Little last week called the part-time Legislature back to Boise due to high inflation, currently at 8.5%, which he said was harming taxpayers and the education system.
“I am proud of my legislative partners for confronting the substantial impacts of inflation head on by putting our record budget surplus back in the pockets of Idahoans while responsibly funding education at historic levels to ensure we are meeting our constitutional and moral obligation to Idaho students and families both in the short-term and the long-term,” Little said in a statement.
The bill contains the tax rebate and a long sought after flat tax liked by Republicans. Democrats liked the education spending component. That made it difficult to oppose for many lawmakers in both parties and, despite complaints, easily cleared both houses.
“Putting together a tax bill is an interesting process,” said Republican Sen. Scott Grow, who supported the bill, during debate in the Senate’s Local Government and Taxation Committee. “Here we have 105 legislators, and I can guarantee we’ve got 105 opinions as to what this bill ought to be. It’s not exactly what I would have done.”

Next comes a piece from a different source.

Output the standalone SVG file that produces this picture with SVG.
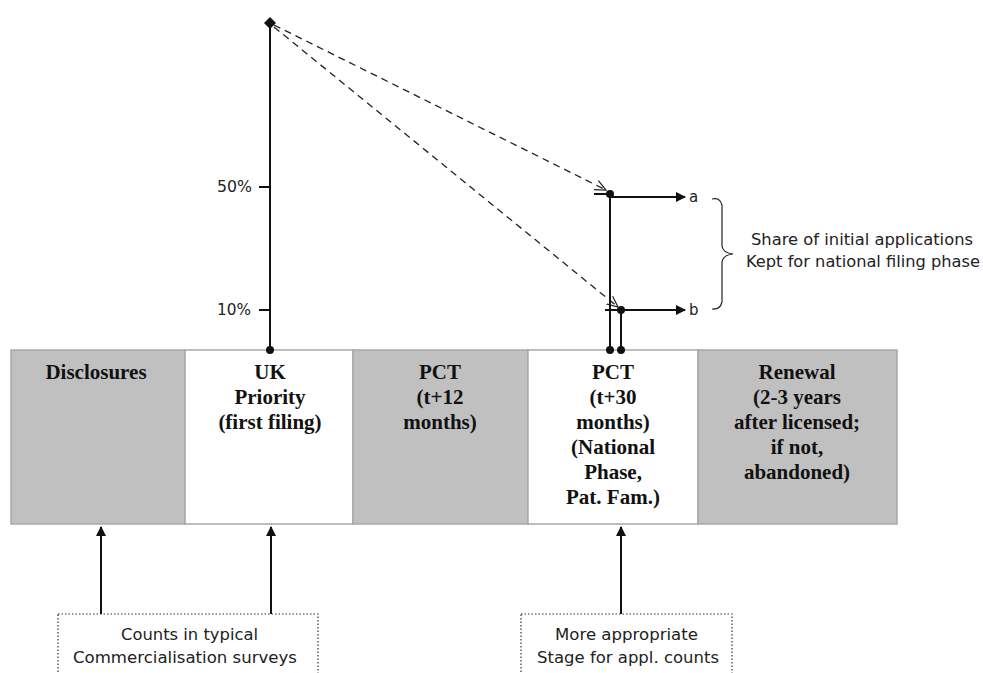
<svg xmlns="http://www.w3.org/2000/svg" width="983" height="673" viewBox="0 0 983 673">
<defs>
<style>
.cell{stroke:#a8a8a8;stroke-width:1.5}
.g{fill:#c0c0c0}
.w{fill:#ffffff}
.bt{font-family:"Liberation Serif",serif;font-weight:bold;font-size:21px;fill:#111;text-anchor:middle}
.st{font-family:"DejaVu Sans","Liberation Sans",sans-serif;font-size:15px;fill:#222}
.ln{stroke:#111;stroke-width:2;fill:none}
.ds{stroke:#222;stroke-width:1.3;fill:none;stroke-dasharray:7,5}
.box{fill:#fff;stroke:#333;stroke-width:1.2;stroke-dasharray:1.5,2}
</style>
<marker id="fa" markerWidth="10" markerHeight="10" refX="9" refY="5" orient="auto" markerUnits="userSpaceOnUse">
<path d="M0,0 L10,5 L0,10 Z" fill="#111"/>
</marker>
<marker id="oa" markerWidth="12" markerHeight="12" refX="11" refY="6" orient="auto" markerUnits="userSpaceOnUse">
<path d="M0,1 L11,6 L0,11" fill="none" stroke="#222" stroke-width="1.2"/>
</marker>
</defs>
<rect width="983" height="673" fill="#fff"/>

<g id="band">
<g id="disclosures"><rect class="cell g" x="11" y="350" width="174" height="174"/><text class="bt" x="96" y="379">Disclosures</text></g>
<g id="uk-priority"><rect class="cell w" x="185" y="350" width="168" height="174"/><text class="bt" x="270" y="379">UK</text><text class="bt" x="270" y="404">Priority</text><text class="bt" x="270" y="429">(first filing)</text></g>
<g id="pct12"><rect class="cell g" x="353" y="350" width="175" height="174"/><text class="bt" x="440" y="379">PCT</text><text class="bt" x="440" y="404">(t+12</text><text class="bt" x="440" y="429">months)</text></g>
<g id="pct30"><rect class="cell w" x="528" y="350" width="170" height="174"/><text class="bt" x="613" y="379">PCT</text><text class="bt" x="613" y="404">(t+30</text><text class="bt" x="613" y="429">months)</text><text class="bt" x="613" y="454">(National</text><text class="bt" x="613" y="479">Phase,</text><text class="bt" x="613" y="504">Pat. Fam.)</text></g>
<g id="renewal"><rect class="cell g" x="698" y="350" width="199" height="174"/><text class="bt" x="797" y="379">Renewal</text><text class="bt" x="797" y="404">(2-3 years</text><text class="bt" x="797" y="429">after licensed;</text><text class="bt" x="797" y="454">if not,</text><text class="bt" x="797" y="479">abandoned)</text></g>
</g>

<g id="scale">
<text class="st" x="217" y="192" textLength="35" lengthAdjust="spacingAndGlyphs">50%</text>
<text class="st" x="217" y="315" textLength="34" lengthAdjust="spacingAndGlyphs">10%</text>
<path class="ln" d="M259,187 H270 M259,310 H270" stroke-width="1.5"/>
</g>

<g id="point-a"><path class="ln" d="M594,194 H610" stroke-width="1.5"/><circle cx="610" cy="194" r="4" fill="#111"/><text class="st" x="689" y="202">a</text></g>
<g id="point-b"><path class="ln" d="M605,310 H621" stroke-width="1.5"/><circle cx="621" cy="310" r="4" fill="#111"/><text class="st" x="689" y="315">b</text></g>

<g id="share-note">
<path d="M712,199 Q720,197 722,205 L722,246 Q723,253 733,254 Q723,255 722,262 L722,302 Q720,310 712,309" fill="none" stroke="#222" stroke-width="1.2"/>
<text class="st" x="751" y="245" textLength="222" lengthAdjust="spacingAndGlyphs">Share of initial applications</text>
<text class="st" x="746" y="267" textLength="234" lengthAdjust="spacingAndGlyphs">Kept for national filing phase</text>
</g>

<g id="note-left"><rect class="box" x="58" y="614" width="260" height="70"/><text class="st" x="121" y="640" textLength="137" lengthAdjust="spacingAndGlyphs">Counts in typical</text><text class="st" x="73" y="663" textLength="224" lengthAdjust="spacingAndGlyphs">Commercialisation surveys</text></g>
<g id="note-right"><rect class="box" x="521" y="614" width="211" height="70"/><text class="st" x="555" y="640" textLength="143" lengthAdjust="spacingAndGlyphs">More appropriate</text><text class="st" x="537" y="663" textLength="182" lengthAdjust="spacingAndGlyphs">Stage for appl. counts</text></g>

<g id="connectors">
<path class="ln" d="M270,23 V350"/>
<path d="M270,17 L276,23 L270,29 L264,23 Z" fill="#111"/>
<circle cx="270" cy="350" r="4" fill="#111"/>
<path class="ds" d="M274,25 L606,190" marker-end="url(#oa)"/>
<path class="ds" d="M274,27 L618,307" marker-end="url(#oa)"/>
<path class="ln" d="M610,194 V350"/>
<path class="ln" d="M621,310 V350"/>
<circle cx="610" cy="350" r="4" fill="#111"/>
<circle cx="621" cy="350" r="4" fill="#111"/>
<path class="ln" d="M610,197 H685" marker-end="url(#fa)"/>
<path class="ln" d="M621,310 H685" marker-end="url(#fa)"/>
<path class="ln" d="M101,614 V527" marker-end="url(#fa)"/>
<path class="ln" d="M271,614 V527" marker-end="url(#fa)"/>
<path class="ln" d="M621,614 V527" marker-end="url(#fa)"/>
</g>
</svg>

Attempts on the House floor to split the legislation into multiple parts failed by lopsided votes.
The legislation was announced last week, though slightly changed in the version lawmakers took up Thursday morning. It had enough co-sponsors in the 70-member House and 35-member Senate to pass, and was widely expected to make it to the governor’s desk for his signature.
The one-time income tax rebates of $500 million amount to 10% of taxes paid in 2020, with a minimum rebate that Democrats fought for of $300 for individual taxpayers and $600 for those filing jointly. The bill requires the Idaho State Tax Commission, to the extent possible, to issue the rebates this fiscal year, which ends June 30. But lawmakers have said the rebates would likely happen this calendar year.
The ongoing tax cut of more than $150 million involves creating the corporate and individual flat tax rate of 5.8% starting next year. The corporate tax rate is currently 6%, the same rate for the state’s highest income bracket. Under the bill, the first $2,500 of income for individuals and $5,000 for people filing jointly would be exempt from taxes.
“In two years, we’ve gone from seven brackets to five brackets to four brackets,” said Republican Rep. Steven Harris during debate on the House floor. “This year, one bracket flat tax in Idaho. That’s amazing. That’s wonderful. Every dollar you earn doesn’t get punished as you move up that income rate.”
The bill bolsters K-12 public schools and post-secondary education with $410 million annually from sales taxes starting next year. Of the $410 million, $330 million is proposed for K-12 and $80 million for what lawmakers are calling in-demand occupations. How all that education money is spent will be decided by future lawmakers.
An initial version of the bill made public last week included an annual increase of 3% in the education spending, but that troubled some Republican lawmakers and it was cut from the bill introduced Thursday morning. But the bill still retained support among Democrats.
“Our children and grandchildren need an education system that will allow them to compete in the global economy,” said Democratic Sen. Janie Ward-Engelking, a former teacher and education advocate.
Backers say the legislation will lift Idaho from the bottom in the nation in spending per pupil. The state’s business leaders have complained that Idaho’s education system is falling behind, hurting efforts to attract new companies and retain existing ones.
The special session comes ahead of the November election when all of Idaho’s 105 state legislative seats are up for election, as well as the governor and other statewide elected officials.
Also on the ballot in November is an initiative called the Quality Education Initiative that backers have said would boost education funding by raising taxes on corporations and individuals making $250,000 or more annually.
Backers say Idaho schools are badly underfunded and that the initiative would raise more than $300 million.
If passed by voters, it would take effect Jan. 1. However, if Little signs the bill passed in the special session, as expected, it would take effect Jan. 3, negating and replacing the initiative.